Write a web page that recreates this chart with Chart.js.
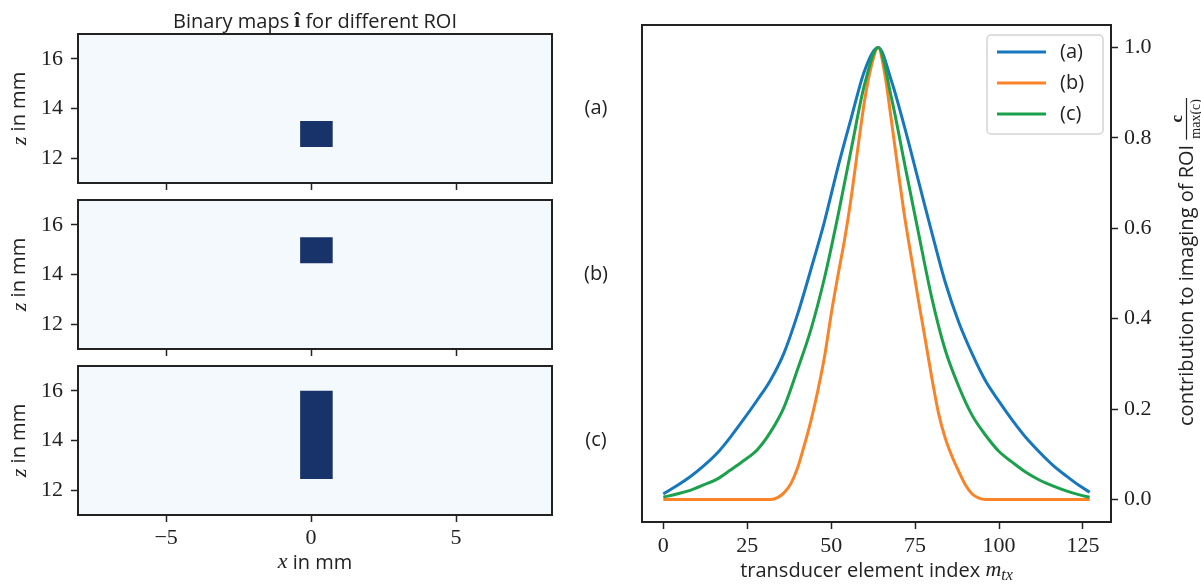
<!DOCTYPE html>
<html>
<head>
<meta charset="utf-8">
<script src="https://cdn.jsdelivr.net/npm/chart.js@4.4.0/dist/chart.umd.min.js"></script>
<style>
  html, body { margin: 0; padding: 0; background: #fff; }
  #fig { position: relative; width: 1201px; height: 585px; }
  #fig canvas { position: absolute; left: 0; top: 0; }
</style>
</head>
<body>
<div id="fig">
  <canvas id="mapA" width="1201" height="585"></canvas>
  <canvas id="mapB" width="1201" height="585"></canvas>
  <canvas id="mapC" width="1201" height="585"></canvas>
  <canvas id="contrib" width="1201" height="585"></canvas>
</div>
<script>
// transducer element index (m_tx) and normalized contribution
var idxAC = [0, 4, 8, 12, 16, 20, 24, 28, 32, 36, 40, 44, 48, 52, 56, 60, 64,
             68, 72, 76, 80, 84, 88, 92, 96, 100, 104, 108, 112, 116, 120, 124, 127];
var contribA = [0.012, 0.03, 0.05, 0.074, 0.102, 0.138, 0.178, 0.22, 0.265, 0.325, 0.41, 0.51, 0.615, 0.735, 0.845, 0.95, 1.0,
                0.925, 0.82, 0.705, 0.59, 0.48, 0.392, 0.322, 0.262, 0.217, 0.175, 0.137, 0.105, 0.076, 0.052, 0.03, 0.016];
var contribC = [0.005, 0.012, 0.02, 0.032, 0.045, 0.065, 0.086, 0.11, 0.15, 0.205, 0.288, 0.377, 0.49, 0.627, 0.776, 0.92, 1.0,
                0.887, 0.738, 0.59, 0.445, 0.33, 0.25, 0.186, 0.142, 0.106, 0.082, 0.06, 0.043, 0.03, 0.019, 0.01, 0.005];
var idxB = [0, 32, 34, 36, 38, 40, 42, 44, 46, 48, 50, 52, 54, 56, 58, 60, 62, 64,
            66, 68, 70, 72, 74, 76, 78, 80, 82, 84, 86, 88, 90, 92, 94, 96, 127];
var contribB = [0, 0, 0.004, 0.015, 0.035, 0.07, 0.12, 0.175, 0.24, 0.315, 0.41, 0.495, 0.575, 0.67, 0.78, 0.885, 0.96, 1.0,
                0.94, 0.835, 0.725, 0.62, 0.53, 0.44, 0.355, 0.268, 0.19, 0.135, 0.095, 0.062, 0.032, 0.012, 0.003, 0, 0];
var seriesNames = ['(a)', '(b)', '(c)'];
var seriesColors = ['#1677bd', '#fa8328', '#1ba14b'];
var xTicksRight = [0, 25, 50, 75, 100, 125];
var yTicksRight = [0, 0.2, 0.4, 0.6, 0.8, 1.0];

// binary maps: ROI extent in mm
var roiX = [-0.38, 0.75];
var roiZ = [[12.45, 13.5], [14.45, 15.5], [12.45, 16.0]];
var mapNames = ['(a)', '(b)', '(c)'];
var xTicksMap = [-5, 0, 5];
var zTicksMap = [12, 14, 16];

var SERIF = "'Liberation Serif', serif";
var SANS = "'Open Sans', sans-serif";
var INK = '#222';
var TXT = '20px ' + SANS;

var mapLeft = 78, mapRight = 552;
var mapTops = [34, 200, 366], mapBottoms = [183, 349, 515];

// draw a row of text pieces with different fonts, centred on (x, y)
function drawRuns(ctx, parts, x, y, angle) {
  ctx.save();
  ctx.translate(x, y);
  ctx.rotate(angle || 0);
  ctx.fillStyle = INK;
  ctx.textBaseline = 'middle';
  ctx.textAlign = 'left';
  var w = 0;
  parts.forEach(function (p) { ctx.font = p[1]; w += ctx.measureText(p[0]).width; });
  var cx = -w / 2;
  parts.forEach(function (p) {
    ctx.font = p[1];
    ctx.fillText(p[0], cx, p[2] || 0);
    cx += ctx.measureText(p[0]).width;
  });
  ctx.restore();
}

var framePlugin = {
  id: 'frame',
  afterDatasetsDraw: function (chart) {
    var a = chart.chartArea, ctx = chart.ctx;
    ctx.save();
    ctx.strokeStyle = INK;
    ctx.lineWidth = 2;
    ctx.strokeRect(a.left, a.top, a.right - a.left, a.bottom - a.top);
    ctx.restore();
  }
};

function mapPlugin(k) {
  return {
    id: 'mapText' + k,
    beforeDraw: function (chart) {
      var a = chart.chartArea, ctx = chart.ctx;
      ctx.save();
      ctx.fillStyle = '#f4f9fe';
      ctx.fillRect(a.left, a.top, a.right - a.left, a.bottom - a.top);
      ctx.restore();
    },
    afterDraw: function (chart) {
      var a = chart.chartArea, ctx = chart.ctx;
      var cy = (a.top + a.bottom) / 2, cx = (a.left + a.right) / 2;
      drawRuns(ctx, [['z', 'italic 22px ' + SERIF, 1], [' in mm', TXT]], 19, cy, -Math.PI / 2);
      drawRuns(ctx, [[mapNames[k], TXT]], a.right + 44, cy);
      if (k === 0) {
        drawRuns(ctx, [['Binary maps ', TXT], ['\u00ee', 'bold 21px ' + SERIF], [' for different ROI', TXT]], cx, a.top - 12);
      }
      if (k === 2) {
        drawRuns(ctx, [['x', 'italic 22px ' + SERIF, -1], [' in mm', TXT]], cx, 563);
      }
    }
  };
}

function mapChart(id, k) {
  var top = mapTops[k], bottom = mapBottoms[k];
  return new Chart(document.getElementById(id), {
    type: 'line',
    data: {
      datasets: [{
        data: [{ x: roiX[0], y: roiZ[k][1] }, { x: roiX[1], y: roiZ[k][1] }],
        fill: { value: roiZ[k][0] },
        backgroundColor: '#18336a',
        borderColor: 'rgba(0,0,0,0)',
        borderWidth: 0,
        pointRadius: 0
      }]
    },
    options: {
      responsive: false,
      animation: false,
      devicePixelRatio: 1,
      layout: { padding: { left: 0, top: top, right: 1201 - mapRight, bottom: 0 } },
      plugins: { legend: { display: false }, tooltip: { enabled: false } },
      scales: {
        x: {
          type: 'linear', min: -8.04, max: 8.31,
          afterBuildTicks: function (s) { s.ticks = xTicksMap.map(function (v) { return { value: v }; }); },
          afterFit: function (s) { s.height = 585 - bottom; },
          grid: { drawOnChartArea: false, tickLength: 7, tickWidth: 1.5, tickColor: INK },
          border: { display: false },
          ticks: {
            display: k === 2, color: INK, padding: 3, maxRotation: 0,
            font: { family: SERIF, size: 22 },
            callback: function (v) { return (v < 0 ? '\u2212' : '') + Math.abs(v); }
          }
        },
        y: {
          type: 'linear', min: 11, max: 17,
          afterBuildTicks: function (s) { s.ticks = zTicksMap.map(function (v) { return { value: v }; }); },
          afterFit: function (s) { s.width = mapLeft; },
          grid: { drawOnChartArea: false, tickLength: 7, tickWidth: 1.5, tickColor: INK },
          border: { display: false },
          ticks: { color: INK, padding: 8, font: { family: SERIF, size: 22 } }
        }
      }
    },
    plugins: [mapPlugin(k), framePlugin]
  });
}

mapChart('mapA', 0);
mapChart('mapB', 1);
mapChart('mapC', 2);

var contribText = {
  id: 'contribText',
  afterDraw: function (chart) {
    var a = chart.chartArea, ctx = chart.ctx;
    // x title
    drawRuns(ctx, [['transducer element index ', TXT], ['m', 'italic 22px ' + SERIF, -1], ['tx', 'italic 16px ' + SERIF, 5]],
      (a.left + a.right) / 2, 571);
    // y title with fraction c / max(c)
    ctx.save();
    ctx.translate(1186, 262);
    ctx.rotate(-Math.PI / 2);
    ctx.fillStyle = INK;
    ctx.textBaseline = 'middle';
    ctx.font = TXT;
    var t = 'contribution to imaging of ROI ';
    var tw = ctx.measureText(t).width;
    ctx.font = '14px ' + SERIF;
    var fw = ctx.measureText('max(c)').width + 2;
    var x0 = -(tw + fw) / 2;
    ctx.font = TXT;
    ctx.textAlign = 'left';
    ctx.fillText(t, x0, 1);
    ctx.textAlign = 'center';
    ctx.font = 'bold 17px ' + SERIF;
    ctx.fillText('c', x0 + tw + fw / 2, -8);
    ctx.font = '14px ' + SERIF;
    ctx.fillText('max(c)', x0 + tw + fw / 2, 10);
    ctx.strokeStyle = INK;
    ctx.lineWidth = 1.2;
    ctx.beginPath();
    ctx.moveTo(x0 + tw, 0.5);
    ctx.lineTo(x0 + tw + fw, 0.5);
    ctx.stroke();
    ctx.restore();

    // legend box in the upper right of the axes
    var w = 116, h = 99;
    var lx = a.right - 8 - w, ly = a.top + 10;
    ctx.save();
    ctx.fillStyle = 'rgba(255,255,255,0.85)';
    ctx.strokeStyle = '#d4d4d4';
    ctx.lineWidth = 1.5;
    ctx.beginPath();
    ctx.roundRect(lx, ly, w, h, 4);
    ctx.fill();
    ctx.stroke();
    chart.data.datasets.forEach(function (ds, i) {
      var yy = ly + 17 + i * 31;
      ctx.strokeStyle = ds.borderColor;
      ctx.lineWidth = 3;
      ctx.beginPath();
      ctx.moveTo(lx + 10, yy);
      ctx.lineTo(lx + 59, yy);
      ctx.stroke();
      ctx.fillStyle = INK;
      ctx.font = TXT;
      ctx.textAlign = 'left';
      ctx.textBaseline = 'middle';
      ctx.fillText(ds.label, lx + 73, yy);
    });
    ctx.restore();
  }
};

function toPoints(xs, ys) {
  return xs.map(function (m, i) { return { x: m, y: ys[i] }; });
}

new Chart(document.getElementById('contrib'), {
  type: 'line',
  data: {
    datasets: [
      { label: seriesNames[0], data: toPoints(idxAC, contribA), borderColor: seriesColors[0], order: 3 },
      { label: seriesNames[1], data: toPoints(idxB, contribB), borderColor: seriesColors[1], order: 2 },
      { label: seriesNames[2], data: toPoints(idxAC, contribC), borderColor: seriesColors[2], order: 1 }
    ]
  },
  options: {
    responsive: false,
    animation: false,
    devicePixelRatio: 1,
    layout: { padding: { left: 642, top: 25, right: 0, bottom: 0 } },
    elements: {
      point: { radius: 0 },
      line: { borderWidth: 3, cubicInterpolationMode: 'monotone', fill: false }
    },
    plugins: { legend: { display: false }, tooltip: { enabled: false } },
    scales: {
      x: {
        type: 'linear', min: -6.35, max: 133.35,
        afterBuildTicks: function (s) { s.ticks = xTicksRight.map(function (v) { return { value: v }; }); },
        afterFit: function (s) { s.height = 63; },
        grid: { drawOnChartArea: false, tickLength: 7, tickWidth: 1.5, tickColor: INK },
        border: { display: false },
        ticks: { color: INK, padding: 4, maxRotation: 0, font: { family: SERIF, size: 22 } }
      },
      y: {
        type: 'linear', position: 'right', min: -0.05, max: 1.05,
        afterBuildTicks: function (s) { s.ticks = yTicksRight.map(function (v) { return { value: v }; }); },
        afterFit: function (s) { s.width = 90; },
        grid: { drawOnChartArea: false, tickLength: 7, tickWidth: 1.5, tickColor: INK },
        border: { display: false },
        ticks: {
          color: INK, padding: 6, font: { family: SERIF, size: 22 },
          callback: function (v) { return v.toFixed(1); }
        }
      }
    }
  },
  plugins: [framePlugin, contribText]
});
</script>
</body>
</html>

[Set task] Wherever a line in the data above holds "with", copy that line.

[Output below]
Write a web page that recreates this chart with Chart.js.
// draw a row of text pieces with different fonts, centred on (x, y)
    // y title with fraction c / max(c)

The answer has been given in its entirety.